A request can never be approved by the user who submitted it. Approvals on prior-month data are blocked at validation time. Rollbacks travel through the same maker-checker cycle as forward changes — there is no “admin override” path that escapes the audit trail.

Key decisions

Field allowlist driven by YAML, not code. Every editable table and field — with its type, length, regex, and range constraints — is declared in a configuration file. Adding a new editable entity is a config change plus a Liquibase changeset, not a deployment of new business logic. This kept the system reusable as new tables came under governance.

One Hikari pool per country-table pair. Instead of routing through a single shared connection pool, the platform maintains a dedicated pool for each (table, country) combination, keyed by configuration. This gave clean isolation, per-country credentials, and predictable failure modes — if Uganda’s DB was unreachable, Kenya’s flow was unaffected.

Approvals lock the request row. I used a pessimistic database lock on the change request during approval to prevent two checkers from racing on the same request. With time-bound SLA reminders running on a scheduler, this turned out to matter more than I expected.
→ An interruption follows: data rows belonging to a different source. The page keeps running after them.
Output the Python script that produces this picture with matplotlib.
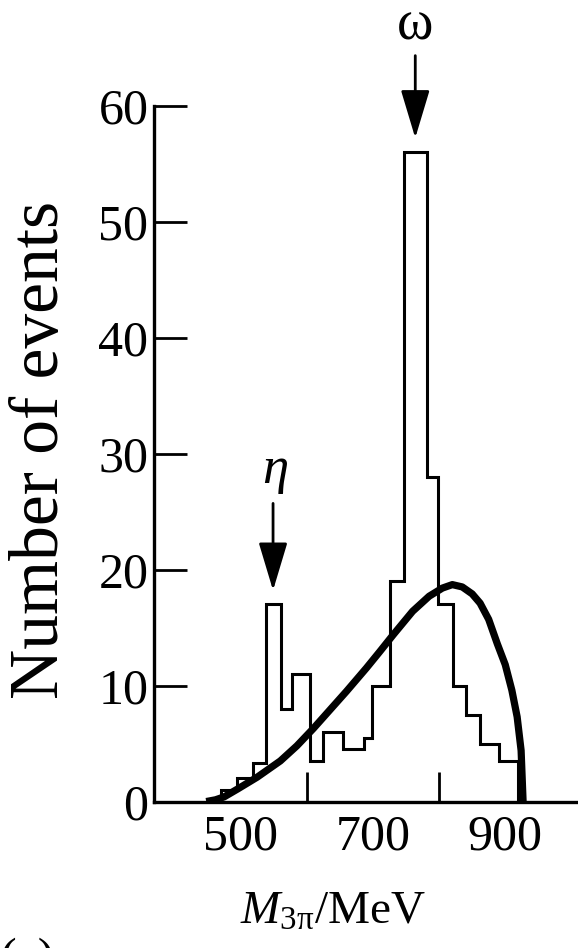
import matplotlib
matplotlib.use("Agg")
import matplotlib.pyplot as plt
from matplotlib.patches import FancyArrowPatch

plt.rcParams['font.family'] = ['Liberation Serif', 'DejaVu Serif']
plt.rcParams['mathtext.fontset'] = 'custom'
plt.rcParams['mathtext.rm'] = 'Liberation Serif'
plt.rcParams['mathtext.it'] = 'Liberation Serif:italic'

# --- histogram (bin edges in MeV, counts) ---
bin_edges = [470, 494, 519, 538, 561, 577, 605, 625, 655, 686, 698,
             726, 747, 781, 799, 821, 840, 862, 891, 920]
counts = [1, 2, 3.3, 17, 8, 11, 3.5, 6, 4.5, 5.5, 10,
          19, 56, 28, 17, 10, 7.5, 5, 3.5]

# --- phase-space curve, points ---
curve_m = [448, 462, 475, 496, 525, 560, 585, 610, 635, 660, 690, 710,
           731, 760, 785, 805, 820, 835, 850, 862, 875, 888, 900, 910,
           918, 924, 927]
curve_n = [0, 0.15, 0.4, 1.1, 2.1, 3.5, 4.8, 6.3, 7.9, 9.5, 11.5, 12.9,
           14.4, 16.4, 17.7, 18.4, 18.7, 18.5, 17.9, 17.1, 15.7, 13.6,
           11.8, 9.6, 7.3, 4.4, 0]

ytick_vals = [0, 10, 20, 30, 40, 50, 60]
xtick_labeled = [500, 700, 900]
xtick_marks = [600, 700, 800, 900]

fig = plt.figure(figsize=(5.78, 9.48), dpi=100)
ax = fig.add_axes([0.2664, 0.1545, 0.7336, 0.7342])

ax.stairs(counts, bin_edges, color='black', lw=2.2, baseline=0, zorder=3)
ax.plot(curve_m, curve_n, color='black', lw=5.2, solid_capstyle='butt',
        solid_joinstyle='round', zorder=4)

ax.set_xlim(369, 1010)
ax.set_ylim(0, 60)

for s in ('top', 'right'):
    ax.spines[s].set_visible(False)
for s in ('left', 'bottom'):
    ax.spines[s].set_linewidth(2.4)

ax.set_yticks(ytick_vals)
ax.tick_params(axis='y', direction='in', length=24, width=2.0,
               labelsize=36, pad=4)
ax.set_xticks(xtick_labeled)
ax.set_xticks(xtick_marks, minor=True)
ax.tick_params(axis='x', which='major', length=0, labelsize=36, pad=9)
ax.tick_params(axis='x', which='minor', direction='in', length=21.6,
               width=2.0)

ax.set_ylabel('Number of events', fontsize=50)
ax.yaxis.set_label_coords(-0.265, 0.505)
ax.yaxis.label.set_va('center')
ax.set_xlabel(r'$M_{\mathrm{3π}}$/MeV', fontsize=34)
ax.xaxis.set_label_coords(0.422, -0.16)
ax.xaxis.label.set_va('center')

# resonance markers
ax.text(764, 66.9, 'ω', fontsize=40, ha='center', va='center',
        clip_on=False)
ax.add_patch(FancyArrowPatch((764, 64.3), (764, 57.2),
                             arrowstyle='-|>,head_length=1.5,head_width=0.45',
                             mutation_scale=20, lw=2.0, color='black',
                             clip_on=False, shrinkA=0, shrinkB=0))
ax.text(552, 28.4, r'$\eta$', fontsize=38, ha='center', va='center')
ax.add_patch(FancyArrowPatch((549, 25.7), (549, 18.2),
                             arrowstyle='-|>,head_length=1.5,head_width=0.45',
                             mutation_scale=20, lw=2.0, color='black',
                             shrinkA=0, shrinkB=0))

fig.text(0.0, 1 - 938 / 948, '(a)', fontsize=36, va='top', ha='left')

fig.savefig('out.png', dpi=100)
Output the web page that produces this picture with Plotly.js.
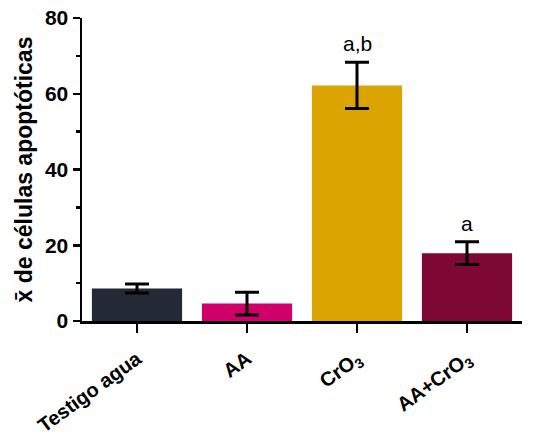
<!DOCTYPE html>
<html><head><meta charset="utf-8">
<script src="https://cdn.plot.ly/plotly-3.0.1.min.js"></script>
<style>body{margin:0}#c{width:542px;height:439px}</style>
</head><body><div id="c"></div>
<script>
var categories = ['Testigo agua', 'AA', 'CrO<sub>3</sub>', 'AA+CrO<sub>3</sub>'];
var means = [8.6, 4.6, 62.2, 17.9];
var errors = [1.2, 3.0, 6.1, 3.0];
var colors = ['#232a35', '#d0006a', '#dca400', '#7d0833'];
var letters = ['', '', 'a,b', 'a'];

var trace = {
  type: 'bar', x: categories, y: means,
  marker: {color: colors},
  width: 0.82,
  error_y: {type: 'data', array: errors, visible: true, color: '#000', thickness: 3, width: 12},
  hoverinfo: 'none'
};
var annotations = [];
for (var i = 0; i < categories.length; i++) {
  if (letters[i]) annotations.push({
    x: categories[i], y: means[i] + errors[i], yshift: 5, text: letters[i],
    showarrow: false, yanchor: 'bottom',
    font: {family: 'Liberation Sans, Arial', size: 21, color: '#000'}
  });
}
var layout = {
  width: 542, height: 439,
  margin: {l: 82, r: 20, t: 18, b: 118},
  paper_bgcolor: '#fff', plot_bgcolor: '#fff',
  showlegend: false,
  xaxis: {
    type: 'category', range: [-0.5, 3.5],
    showline: true, linecolor: '#000', linewidth: 2.5,
    ticks: 'outside', ticklen: 9, tickwidth: 2.5, tickcolor: '#000',
    tickangle: -36, ticklabelstandoff: 7, showgrid: false, zeroline: false,
    tickfont: {family: 'Liberation Sans, Arial', size: 20, color: '#000', weight: 'bold'}
  },
  yaxis: {
    range: [0, 80], dtick: 20, tick0: 0,
    showline: true, linecolor: '#000', linewidth: 2.5,
    ticks: 'outside', ticklen: 7, tickwidth: 2.5, tickcolor: '#000',
    minor: {dtick: 10, ticks: 'outside', ticklen: 4, tickwidth: 2.5, tickcolor: '#000', showgrid: false},
    showgrid: false, zeroline: false,
    tickfont: {family: 'Liberation Sans, Arial', size: 21, color: '#000', weight: 'bold'},
    title: {text: 'x\u0304 de células apoptóticas', standoff: 6,
      font: {family: 'Liberation Sans, Arial', size: 23, color: '#000', weight: 'bold'}}
  },
  annotations: annotations
};
Plotly.newPlot('c', [trace], layout, {displayModeBar: false, staticPlot: true});
</script></body></html>
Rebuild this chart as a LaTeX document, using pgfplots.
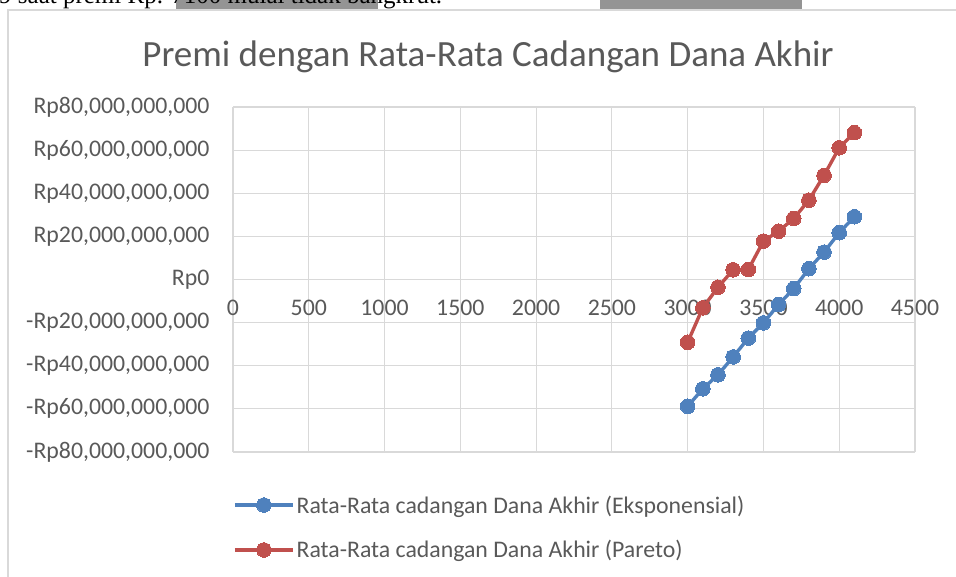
\documentclass[border=0pt]{standalone}
\usepackage{pgfplots}
\pgfplotsset{compat=1.18}
\usepackage{fontspec}
\setmainfont{Carlito}
\newfontfamily\timesfont{Liberation Serif}
\definecolor{exc}{HTML}{4F81BD}
\definecolor{par}{HTML}{C0504D}
\definecolor{txt}{HTML}{595959}
\definecolor{grd}{HTML}{D9D9D9}
\begin{document}
\begin{tikzpicture}[x=1pt,y=1pt]
\useasboundingbox (0,0) rectangle (956,577);
\fill[black!42] (176,568) rectangle (378,580);
\fill[black!42] (600,568) rectangle (802,580);
\node[anchor=base west, inner sep=0, font=\timesfont\fontsize{25}{25}\selectfont] at (-1,573) {9 saat premi Rp. 7100 mulai tidak bangkrut.};
\draw[grd, line width=1.2] (8,-5) -- (8,567) -- (960,567);
\node[font=\fontsize{37}{37}\selectfont, text=txt] at (488,520) {Premi dengan Rata-Rata Cadangan Dana Akhir};
\begin{axis}[
  scale only axis, width=682pt, height=345pt,
  at={(233pt,125pt)}, anchor=south west,
  xmin=0, xmax=4500, ymin=-80, ymax=80,
  axis line style={draw=none},
  major tick length=0pt,
  grid=major, grid style={grd, line width=1.2},
  xtick={0,500,1000,1500,2000,2500,3000,3500,4000,4500},
  xticklabels={0,500,1000,1500,2000,2500,3000,3500,4000,4500},
  ytick={-80,-60,-40,-20,0,20,40,60,80},
  yticklabels={{-Rp80,000,000,000},{-Rp60,000,000,000},{-Rp40,000,000,000},{-Rp20,000,000,000},{Rp0},{Rp20,000,000,000},{Rp40,000,000,000},{Rp60,000,000,000},{Rp80,000,000,000}},
  ticklabel style={font=\fontsize{23.8}{23.8}\selectfont, text=txt},
  xticklabel style={yshift=155pt},
  yticklabel style={xshift=-20pt},
  legend style={at={(0,-0.12)}, anchor=north west, draw=none, fill=none,
    font=\fontsize{23.8}{23.8}\selectfont, text=txt, inner sep=0pt,
    row sep=22pt, nodes={inner sep=2pt}},
  legend cell align=left,
  legend image code/.code={\draw[mark repeat=2,mark phase=2,#1] plot coordinates {(0pt,0pt) (29pt,0pt) (58pt,0pt)};},
]
\addplot[exc, line width=3.4pt, mark=*, mark size=7.3pt, mark options={fill=exc, draw=exc, line width=0pt}]
coordinates {(3000,-58.8) (3100,-50.7) (3200,-44.2) (3300,-35.9) (3400,-27.2) (3500,-20.1) (3600,-11.6) (3700,-4.2) (3800,5.0) (3900,12.7) (4000,21.7) (4100,29.1)};
\addlegendentry{Rata-Rata cadangan Dana Akhir (Eksponensial)}
\addplot[par, line width=3.4pt, mark=*, mark size=7.3pt, mark options={fill=par, draw=par, line width=0pt}]
coordinates {(3000,-29.1) (3100,-13.1) (3200,-3.6) (3300,4.5) (3400,4.6) (3500,17.8) (3600,22.4) (3700,28.3) (3800,36.8) (3900,48.3) (4000,61.1) (4100,68.1)};
\addlegendentry{Rata-Rata cadangan Dana Akhir (Pareto)}
\end{axis}
\end{tikzpicture}
\end{document}
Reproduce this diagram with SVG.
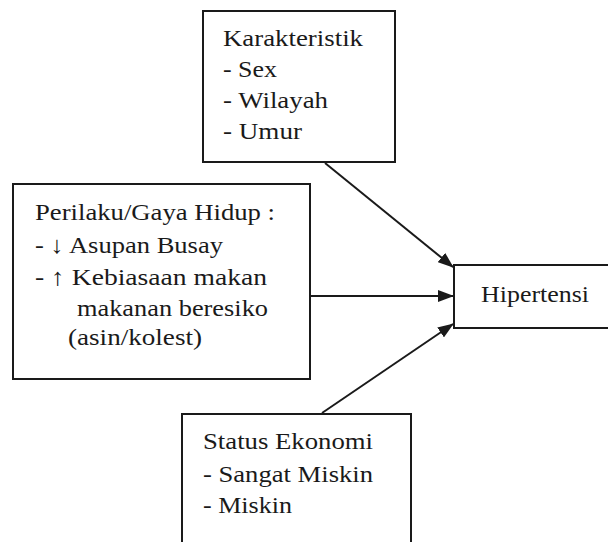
<svg xmlns="http://www.w3.org/2000/svg" width="608" height="542" viewBox="0 0 608 542">
<style>
.box{fill:#fff;stroke:#1a1a1a;stroke-width:2}
text{font-size:24px;fill:#1a1a1a}
.c{stroke:#1a1a1a;stroke-width:2;fill:none}
</style>
<defs>
<marker id="ah" markerWidth="16" markerHeight="12" refX="15" refY="6" orient="auto" markerUnits="userSpaceOnUse">
<path d="M0,0 L16,6 L0,12 Z" fill="#1a1a1a"/>
</marker>
</defs>
<rect width="608" height="542" fill="#fff"/>
<g id="connectors">
<line class="c" x1="325" y1="163" x2="453" y2="267" marker-end="url(#ah)"/>
<line class="c" x1="310" y1="296" x2="453" y2="296" marker-end="url(#ah)"/>
<line class="c" x1="322" y1="413" x2="453" y2="324" marker-end="url(#ah)"/>
</g>
<g font-family="Liberation Serif, Times New Roman, serif">
<g id="karakteristik">
<rect class="box" x="203" y="11" width="192" height="151"/>
<text x="223" y="46" textLength="140" lengthAdjust="spacingAndGlyphs">Karakteristik</text>
<text x="223" y="77" textLength="54" lengthAdjust="spacingAndGlyphs">- Sex</text>
<text x="223" y="108" textLength="105" lengthAdjust="spacingAndGlyphs">- Wilayah</text>
<text x="223" y="139" textLength="79" lengthAdjust="spacingAndGlyphs">- Umur</text>
</g>
<g id="perilaku">
<rect class="box" x="13" y="184" width="297" height="195"/>
<text x="35" y="220" textLength="240" lengthAdjust="spacingAndGlyphs">Perilaku/Gaya Hidup :</text>
<text x="35" y="253" textLength="188" lengthAdjust="spacingAndGlyphs">- ↓ Asupan Busay</text>
<text x="35" y="285" textLength="232" lengthAdjust="spacingAndGlyphs">- ↑ Kebiasaan makan</text>
<text x="77" y="316" textLength="191" lengthAdjust="spacingAndGlyphs">makanan beresiko</text>
<text x="68" y="345" textLength="134" lengthAdjust="spacingAndGlyphs">(asin/kolest)</text>
</g>
<g id="hipertensi">
<rect class="box" x="454" y="265" width="170" height="63"/>
<text x="481" y="302" textLength="108" lengthAdjust="spacingAndGlyphs">Hipertensi</text>
</g>
<g id="status">
<rect class="box" x="182" y="414" width="229" height="140"/>
<text x="203" y="449" textLength="170" lengthAdjust="spacingAndGlyphs">Status Ekonomi</text>
<text x="203" y="482" textLength="170" lengthAdjust="spacingAndGlyphs">- Sangat Miskin</text>
<text x="203" y="513" textLength="89" lengthAdjust="spacingAndGlyphs">- Miskin</text>
</g>
</g>
</svg>
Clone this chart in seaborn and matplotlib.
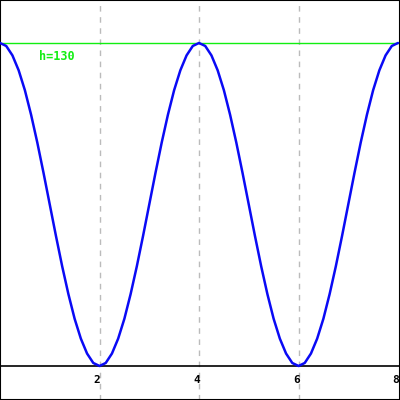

Immutable audit, including system events. Audit entries record actor, role, action, before/after JSON snapshots, IP, and session. System-initiated events (expiry, system rollbacks) write entries with a null actor — auditable, not falsifiable.

Outcome

The platform was delivered solo — backend services, Angular frontend, Quartz scheduling, email templating, security, deployment scripts, and operator documentation. It is now in production use by the data analytics and credit teams as the governing workflow for scorecard changes across all six subsidiaries.

Handover included a complete technical operations guide, configuration playbooks for adding new tables and countries, and a troubleshooting guide built from issues hit during build. New tables can now be brought under governance by the operations team without engineering intervention.

What I’d do differently

If I were starting again, I would push harder for an event-sourced audit log rather than a synchronous append. The current design is correct, but a domain-event stream would have made downstream analytics (frequency of rejection per checker, average time-to-approve per country) free instead of requiring purpose-built reporting on top of the audit table.

I would also separate the workflow service from the target-write service more aggressively. Right now they share a transactional boundary in places; pulling them apart would make the target-write side easier to replay and easier to test in isolation.